Graphical query builder / annotator
A novel graphical query builder / annotator has been proposed. There is no time to explore this within the scope of the project but the proposal itself is a project output and represents an option for future work.
It introduces a sensible way of annotating knowledge…
There is an issue as to representing annotations as SPARQL and how to query a graph with such annotations:
- Auto-expand any SPARQL annotations and add to graph. If original graph changes then annotation-SPARQL needs rerun and graph updated.
- User runs SPARQL query over graph with annotations but annotation-SPARQL is left un-run, or is then browsed by user (run only when user browses).
- User browses, which runs the query and user can then run SPARQL across original graph + the expanded graph with the results of the annotation-SPARQL.
Running SPARQL on original graph auto-runs the annotation-SPARQL as a side-effect.
Options for UI are JQuery, Flash/FLEX, Silverlight or JavaFX.
Out of scope
The following are also out of scope. These will form the basis for future work:
- Faceted browsing.
- Ontology and instance mapping. Not an issue now, as we define the ontology but will be in general.
- Data sets that are RDF but not LD (no dereferencable URIs).
- Inconsistent data that needs a bit of cleaning.
- URI stability is a social issue. Community/providers agree on who provides then and how they are defined. SPQR is focusing on technology.
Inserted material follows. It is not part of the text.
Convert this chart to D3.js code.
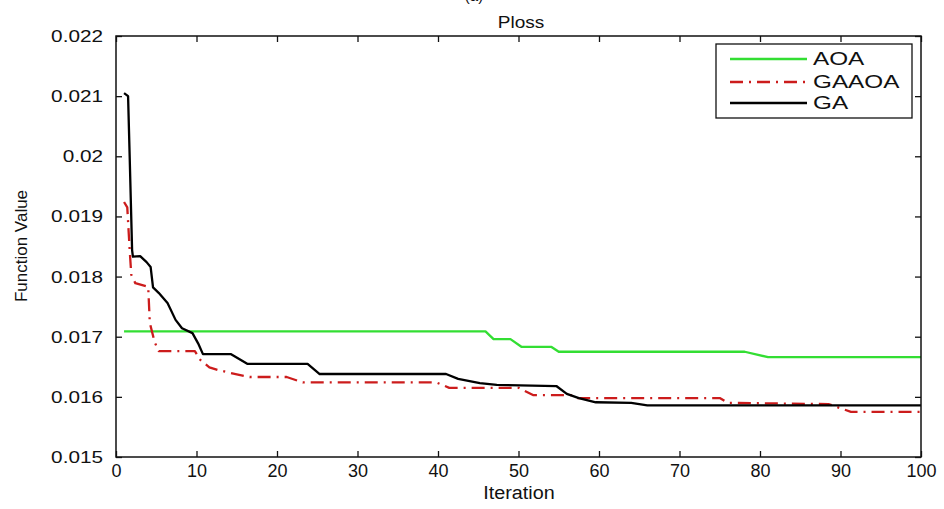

- Levels of services and data integration e.g. I get your endpoint OR I get your raw data.
- Links to non-open data.
- Versioning. A link valid between two sets of data may not be valid in future versions. Or a link may be assumed to be valid but may in fact not be and so the link will be removed. Triple stores are starting to support versioning e.g. rollback or create a view of the data at a specific date. Recognised as very important for scientific research.
- Automatic derivation of specific relations e.g. nearness, temporal relatedness etc.
- Automatic extraction and proposal of ontologies from raw data.